*Data shown:*
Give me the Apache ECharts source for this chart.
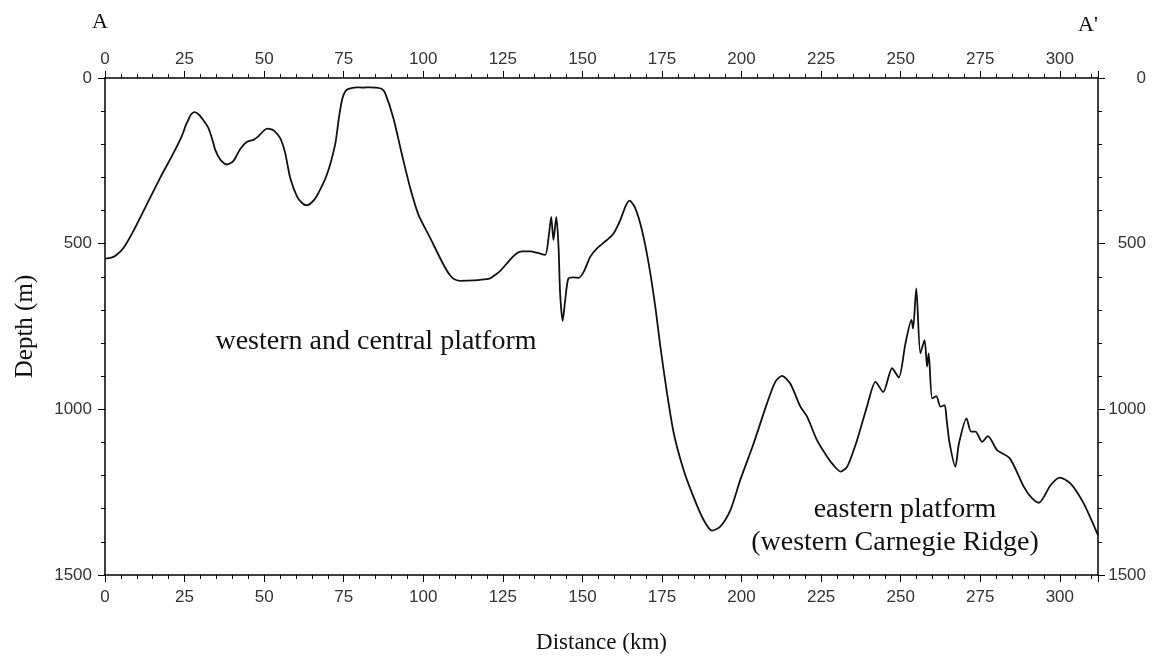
<!DOCTYPE html>
<html>
<head>
<meta charset="utf-8">
<script src="https://cdn.jsdelivr.net/npm/echarts@6/dist/echarts.min.js"></script>
<style>
html,body{margin:0;padding:0;background:#fff;}
#c{width:1167px;height:665px;}
</style>
</head>
<body>
<div id="c"></div>
<script>
// Distance along profile (km)
const distanceKm = [0,2,3.5,5.8,8.9,13.1,17.3,21,24.1,25.5,26.2,27,28.1,29.2,30.4,32.5,34,34.6,36.2,37.5,38.3,40.3,42.4,44.5,46.8,48.7,50,51,52,53.1,55,56.6,58.2,60.3,62,63.4,65,66.5,69.7,72.3,73.5,74.5,75.4,76.5,79.1,81,83.3,85,87,88,90.6,93.3,95.9,98.5,102.2,105.8,108,109.5,111.6,115.8,119,121,122.5,124.2,127.8,129.5,131,133.6,136,138.3,139.4,140.2,140.9,141.8,142.5,143,143.8,144.6,145.6,147.2,148.8,150.4,152.5,154.6,157.7,159.8,161.9,163.5,164.8,166.6,168.7,170.8,172.9,174.5,176.6,178.7,181.8,184.9,188.1,190.7,193.3,196.5,199.6,203.8,208,210.6,212.7,215.3,218.5,220.6,223.7,226.9,229,231.1,233.2,236.3,239.4,242.1,244.5,247.3,249.4,251.5,253.4,253.9,254.9,256.2,257.5,258.3,258.8,259.9,261.2,262.5,263.8,264.4,265.3,267.2,268.3,270.7,272.1,273.5,275.6,277.4,280.3,284.3,288.7,291.3,293.4,297.1,300,303.4,307.5,312];
// Depth (m)
const depthM = [545,542,535,513,462,382,302,236,176,140,126,110,103,108,121,151,195,216,246,258,261,251,216,193,186,171,158,153,154,159,181,226,302,357,378,384,375,357,292,201,120,65,42,33,28,29,28,29,33,45,121,231,332,413,483,553,590,606,612,611,608,605,595,582,543,528,523,523,528,534,479,419,489,419,509,650,733,670,605,602,603,585,539,514,489,469,429,388,370,393,459,559,690,811,952,1072,1183,1264,1334,1366,1354,1304,1213,1103,982,917,899,922,992,1022,1093,1143,1170,1188,1173,1093,992,917,948,876,904,801,730,756,635,831,791,871,831,967,960,992,987,1027,1098,1173,1103,1027,1067,1067,1098,1081,1123,1148,1234,1269,1282,1229,1206,1224,1284,1380];
const xTicks = [0,25,50,75,100,125,150,175,200,225,250,275,300];
const yTicks = [0,500,1000,1500];
const endLabels = ["A", "A'"];
const notes = ["western and central platform", "eastern platform", "(western Carnegie Ridge)"];

const chart = echarts.init(document.getElementById('c'), null, {renderer:'canvas'});
const sans = 'Liberation Sans, Arial, sans-serif';
const serif = 'Liberation Serif, Times New Roman, serif';
const plain = v => String(v);
function mkAxis(extra, labelExtra){
  return Object.assign({
    type:'value',
    axisLine:{show:true, onZero:false, lineStyle:{color:'#000', width:1.5}},
    axisTick:{show:true, inside:false, length:7, lineStyle:{color:'#000', width:1}},
    minorTick:{show:true, splitNumber:5, length:4, lineStyle:{color:'#000', width:1}},
    splitLine:{show:false},
    minorSplitLine:{show:false},
    axisLabel:Object.assign({color:'#333', fontSize:17, fontFamily:sans, formatter:plain}, labelExtra)
  }, extra);
}

chart.setOption({
  backgroundColor:'#fff',
  animation:false,
  grid:{left:105, right:69, top:78, bottom:90, show:false},
  xAxis:[
    mkAxis({position:'bottom', min:xTicks[0], max:312, interval:25,
      name:'Distance (km)', nameLocation:'middle', nameGap:56,
      nameTextStyle:{fontFamily:serif, fontSize:23, color:'#111'}},
      {margin:14, showMaxLabel:false}),
    mkAxis({position:'top', min:xTicks[0], max:312, interval:25},
      {margin:10, showMaxLabel:false})
  ],
  yAxis:[
    mkAxis({position:'left', min:yTicks[0], max:yTicks[yTicks.length-1], interval:500, inverse:true,
      name:'Depth (m)', nameLocation:'middle', nameGap:67, nameRotate:90,
      nameTextStyle:{fontFamily:serif, fontSize:25, color:'#111'}},
      {margin:13}),
    mkAxis({position:'right', min:yTicks[0], max:yTicks[yTicks.length-1], interval:500, inverse:true},
      {margin:48, align:'right'})
  ],
  graphic:[
    {type:'text', left:92, top:11, style:{text:endLabels[0], font:'22px '+serif, fill:'#111'}},
    {type:'text', left:1078, top:14, style:{text:endLabels[1], font:'22px '+serif, fill:'#111'}},
    {type:'text', x:376, y:342, style:{text:notes[0], font:'28px '+serif, fill:'#111', textAlign:'center', textVerticalAlign:'middle'}},
    {type:'text', x:905, y:510, style:{text:notes[1], font:'28px '+serif, fill:'#111', textAlign:'center', textVerticalAlign:'middle'}},
    {type:'text', x:895, y:543, style:{text:notes[2], font:'28px '+serif, fill:'#111', textAlign:'center', textVerticalAlign:'middle'}}
  ],
  series:[{
    type:'line', xAxisIndex:0, yAxisIndex:0,
    data: distanceKm.map((d,i)=>[d, depthM[i]]),
    showSymbol:false, smooth:0.25,
    lineStyle:{color:'#111', width:1.8},
    silent:true
  }]
});
</script>
</body>
</html>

*What to work on:* Go through the listing above and quote it exactly, apart from its images.

*Written answer:*
Give me the Apache ECharts source for this chart.
<!DOCTYPE html>
<html>
<head>
<meta charset="utf-8">
<script src="https://cdn.jsdelivr.net/npm/echarts@6/dist/echarts.min.js"></script>
<style>
html,body{margin:0;padding:0;background:#fff;}
#c{width:1167px;height:665px;}
</style>
</head>
<body>
<div id="c"></div>
<script>
// Distance along profile (km)
const distanceKm = [0,2,3.5,5.8,8.9,13.1,17.3,21,24.1,25.5,26.2,27,28.1,29.2,30.4,32.5,34,34.6,36.2,37.5,38.3,40.3,42.4,44.5,46.8,48.7,50,51,52,53.1,55,56.6,58.2,60.3,62,63.4,65,66.5,69.7,72.3,73.5,74.5,75.4,76.5,79.1,81,83.3,85,87,88,90.6,93.3,95.9,98.5,102.2,105.8,108,109.5,111.6,115.8,119,121,122.5,124.2,127.8,129.5,131,133.6,136,138.3,139.4,140.2,140.9,141.8,142.5,143,143.8,144.6,145.6,147.2,148.8,150.4,152.5,154.6,157.7,159.8,161.9,163.5,164.8,166.6,168.7,170.8,172.9,174.5,176.6,178.7,181.8,184.9,188.1,190.7,193.3,196.5,199.6,203.8,208,210.6,212.7,215.3,218.5,220.6,223.7,226.9,229,231.1,233.2,236.3,239.4,242.1,244.5,247.3,249.4,251.5,253.4,253.9,254.9,256.2,257.5,258.3,258.8,259.9,261.2,262.5,263.8,264.4,265.3,267.2,268.3,270.7,272.1,273.5,275.6,277.4,280.3,284.3,288.7,291.3,293.4,297.1,300,303.4,307.5,312];
// Depth (m)
const depthM = [545,542,535,513,462,382,302,236,176,140,126,110,103,108,121,151,195,216,246,258,261,251,216,193,186,171,158,153,154,159,181,226,302,357,378,384,375,357,292,201,120,65,42,33,28,29,28,29,33,45,121,231,332,413,483,553,590,606,612,611,608,605,595,582,543,528,523,523,528,534,479,419,489,419,509,650,733,670,605,602,603,585,539,514,489,469,429,388,370,393,459,559,690,811,952,1072,1183,1264,1334,1366,1354,1304,1213,1103,982,917,899,922,992,1022,1093,1143,1170,1188,1173,1093,992,917,948,876,904,801,730,756,635,831,791,871,831,967,960,992,987,1027,1098,1173,1103,1027,1067,1067,1098,1081,1123,1148,1234,1269,1282,1229,1206,1224,1284,1380];
const xTicks = [0,25,50,75,100,125,150,175,200,225,250,275,300];
const yTicks = [0,500,1000,1500];
const endLabels = ["A", "A'"];
const notes = ["western and central platform", "eastern platform", "(western Carnegie Ridge)"];

const chart = echarts.init(document.getElementById('c'), null, {renderer:'canvas'});
const sans = 'Liberation Sans, Arial, sans-serif';
const serif = 'Liberation Serif, Times New Roman, serif';
const plain = v => String(v);
function mkAxis(extra, labelExtra){
  return Object.assign({
    type:'value',
    axisLine:{show:true, onZero:false, lineStyle:{color:'#000', width:1.5}},
    axisTick:{show:true, inside:false, length:7, lineStyle:{color:'#000', width:1}},
    minorTick:{show:true, splitNumber:5, length:4, lineStyle:{color:'#000', width:1}},
    splitLine:{show:false},
    minorSplitLine:{show:false},
    axisLabel:Object.assign({color:'#333', fontSize:17, fontFamily:sans, formatter:plain}, labelExtra)
  }, extra);
}

chart.setOption({
  backgroundColor:'#fff',
  animation:false,
  grid:{left:105, right:69, top:78, bottom:90, show:false},
  xAxis:[
    mkAxis({position:'bottom', min:xTicks[0], max:312, interval:25,
      name:'Distance (km)', nameLocation:'middle', nameGap:56,
      nameTextStyle:{fontFamily:serif, fontSize:23, color:'#111'}},
      {margin:14, showMaxLabel:false}),
    mkAxis({position:'top', min:xTicks[0], max:312, interval:25},
      {margin:10, showMaxLabel:false})
  ],
  yAxis:[
    mkAxis({position:'left', min:yTicks[0], max:yTicks[yTicks.length-1], interval:500, inverse:true,
      name:'Depth (m)', nameLocation:'middle', nameGap:67, nameRotate:90,
      nameTextStyle:{fontFamily:serif, fontSize:25, color:'#111'}},
      {margin:13}),
    mkAxis({position:'right', min:yTicks[0], max:yTicks[yTicks.length-1], interval:500, inverse:true},
      {margin:48, align:'right'})
  ],
  graphic:[
    {type:'text', left:92, top:11, style:{text:endLabels[0], font:'22px '+serif, fill:'#111'}},
    {type:'text', left:1078, top:14, style:{text:endLabels[1], font:'22px '+serif, fill:'#111'}},
    {type:'text', x:376, y:342, style:{text:notes[0], font:'28px '+serif, fill:'#111', textAlign:'center', textVerticalAlign:'middle'}},
    {type:'text', x:905, y:510, style:{text:notes[1], font:'28px '+serif, fill:'#111', textAlign:'center', textVerticalAlign:'middle'}},
    {type:'text', x:895, y:543, style:{text:notes[2], font:'28px '+serif, fill:'#111', textAlign:'center', textVerticalAlign:'middle'}}
  ],
  series:[{
    type:'line', xAxisIndex:0, yAxisIndex:0,
    data: distanceKm.map((d,i)=>[d, depthM[i]]),
    showSymbol:false, smooth:0.25,
    lineStyle:{color:'#111', width:1.8},
    silent:true
  }]
});
</script>
</body>
</html>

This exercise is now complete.